How to glue hyperbolic manifolds?

Question

I want to understand the details of gluing for hyperbolic manifolds. By gluing I mean something along the lines of the statement that "a Riemann surface is glued together on the overlap of local charts via holomorphic transition functions" etc.

I am having a hard time finding an equivalent description for hyperbolic manifolds. For example, I often come across the statement that "one can clearly glue to hyperbolic trousers together if their boundary components have the same length" but nowhere (that I have seen) is it described why two boundaries having the same length is enough.

That is, it seems entirely possible that the two hyperbolic metrics could fail to be compatible in a neighborhood of the two boundaries.

Answer 1

The (sufficiently small) tubular neighborhood of the boundary curve is the quotient of the region between a geodesic and an equidistant curve by a translation along the geodesic by $\ell(\partial).$ The hyperbolic plane is homogeneous enough that the geometry of this tubular neighborhood is entirely determined by the translation distance, so locally when you are gluing the two pairs of pants the neighborhood of the geodesic will be the quotient of the two sided neighborhood of the geodesic by the self-same length.

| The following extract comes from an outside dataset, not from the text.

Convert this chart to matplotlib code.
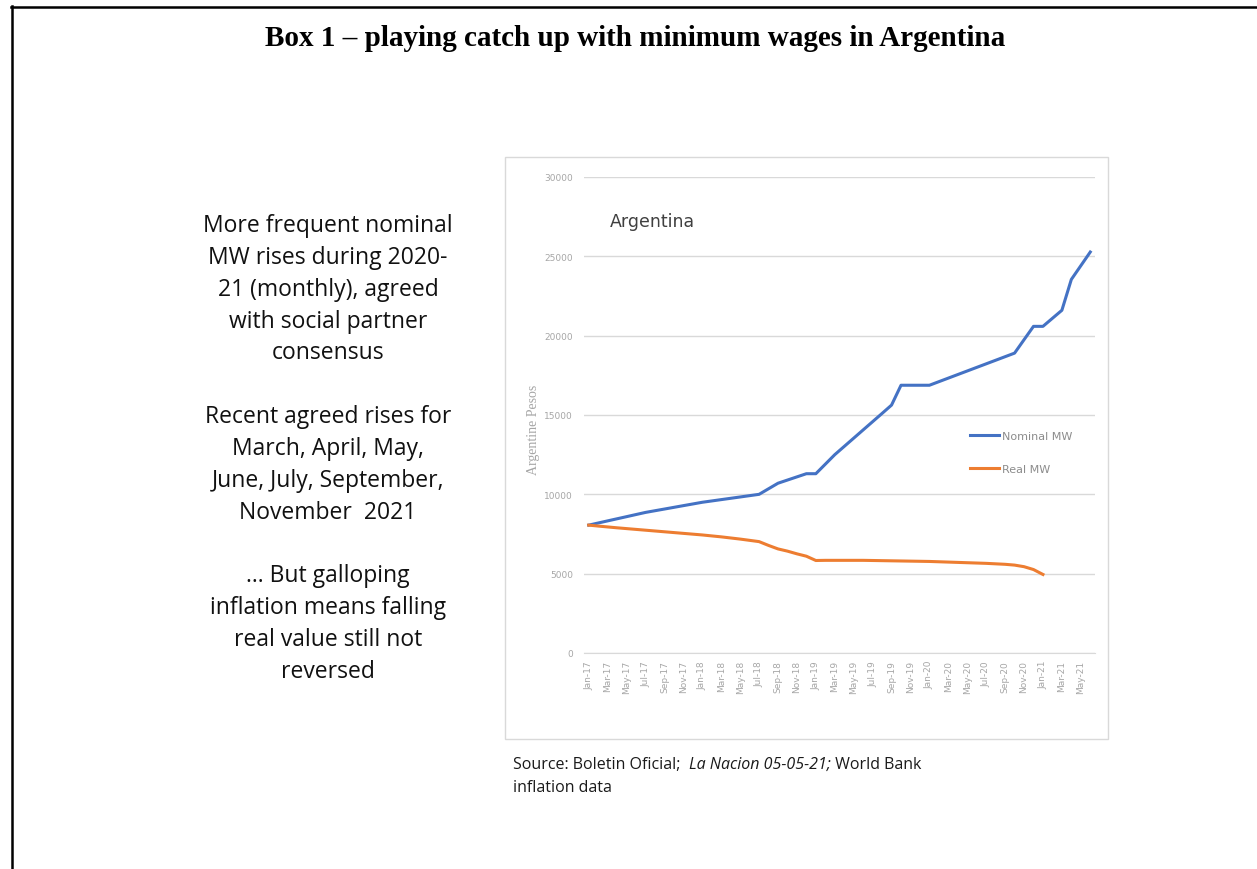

If you want to avoid group actions, a pair of pants is the double of a right-angled hexagon, so you are asking whether you can glue two such hexagons along a side of equal length. The answer is "yes", and the two right angles add up to $\pi.$ on each side (sorry, don't have a picture).

To summarize, this is just simple hyperbolic geometry. A similar argument works in higher dimensions - you can glue two hyperbolic manifolds with totally geodesic boundaries if the boundaries are isometric (this is the base of the famous Gromov-Piatetski-Shapiro construction of non-arithmetic manifolds).

Answer 2

Here I sketch how to glue two hexagons in order to make a trouser.

Let $P_1$, $P_2$ be two two-dimensional real manifolds, with boundary and corners. That is, around each point, there is a neighborhood that is diffeomorphic to $\mathbb{R}^2$, or a half-plane of it, or a quarter-of-a-plane of it. Let us assume that $P_1$ and $P_2$ have only finitely many corners.

Let us now assume that $P_1$ and $P_2$ are endowed with hyperbolic structures, that is, there is an atlas such that the domains of the charts are open subsets of hyperbolic polygonals, and such that the change-of-chart-maps (I don't know the word) are (restrictions of) hyperbolic isometries.

Let us now assume that $s_1$ is a side of $P_1$, and $s_2$ is a side of $P_2$ (a side is a connected component of the boundary with the corners removed) that have equal length (length is well-defined and can be defined on charts). Let $f: s_1 \rightarrow s_2$ be an isometry. We are going to endow $P_1 \cup P_2 / f$ with a hyperbolic structure such that the inclusion are isomorphisms of the hyperbolic structure. The set $P_1 \cup P_2/f$ is the disjoint union of (copies of) $P_1$ and $P_2$, quotiented by the relation $x \sim y$ if $f(x) = y$.

For points in the interiors of $P_1$ of $P_2$, we just take the charts we already have; we are now going to define charts on points in the interior of $s$, $s$ being the image of $s_1$ (and $s_2$) in the quotient space $P_1 \cup P_2/f$.

Let $V_1$ be a neighborhood of $s_1$ in $P_1$, and $V_2$ be a neighborhood of $s_2$ in $P_2$. Consider (hyperbolic) charts $\phi_1$ and $\phi_2$ going from $V_1$ and $V_2$ to the hyperbolic plane. Up to composing with isometries of the hyperbolic plane, one can assume that (since the group of isometries act transitively on segments of fixed length), for every $x \in s_1$, $\phi_1(x) = \phi_2(f(x))$, and that $\phi_1(V_1)$ and $\phi_2(V_2)$ lie on different sides of the hyperbolic line passing through $\phi_1(s_1)$ (which is equal to $\phi_2(s_2)$).

Let $x$ be a point in the interior of $s$ and $V$ be a neighborhood of $V$. Then the map $\phi : y \mapsto \{\phi_1(y) \mbox{ if }y\in P_1,\ \phi_2(y)\mbox{ if }y\in P_2\}$ maps $V$ diffeomorphically on an open subset of the hyperbolic plane.

You now just have to check that change-of-chart-maps are hyperbolic isometries, but it should be fine!

In order to glue two hyperbolic trousers along circles that have the same length, you can do the same thing: mark two antipodal points on each circle (so each circle is the union of two segments sharing vertices), you can glue the segments separately by using the arguments above. What is left to check is to prove that you can build charts on the two marked points. Both of these points are at the intersection of four corners, so a necessary condition should be that the sum of the angles is $2\pi$. And the condition is also sufficient: you can then map the four corners around a point in hyperbolic plane and build the chart this way.

I confess having never tried to write everything in detail!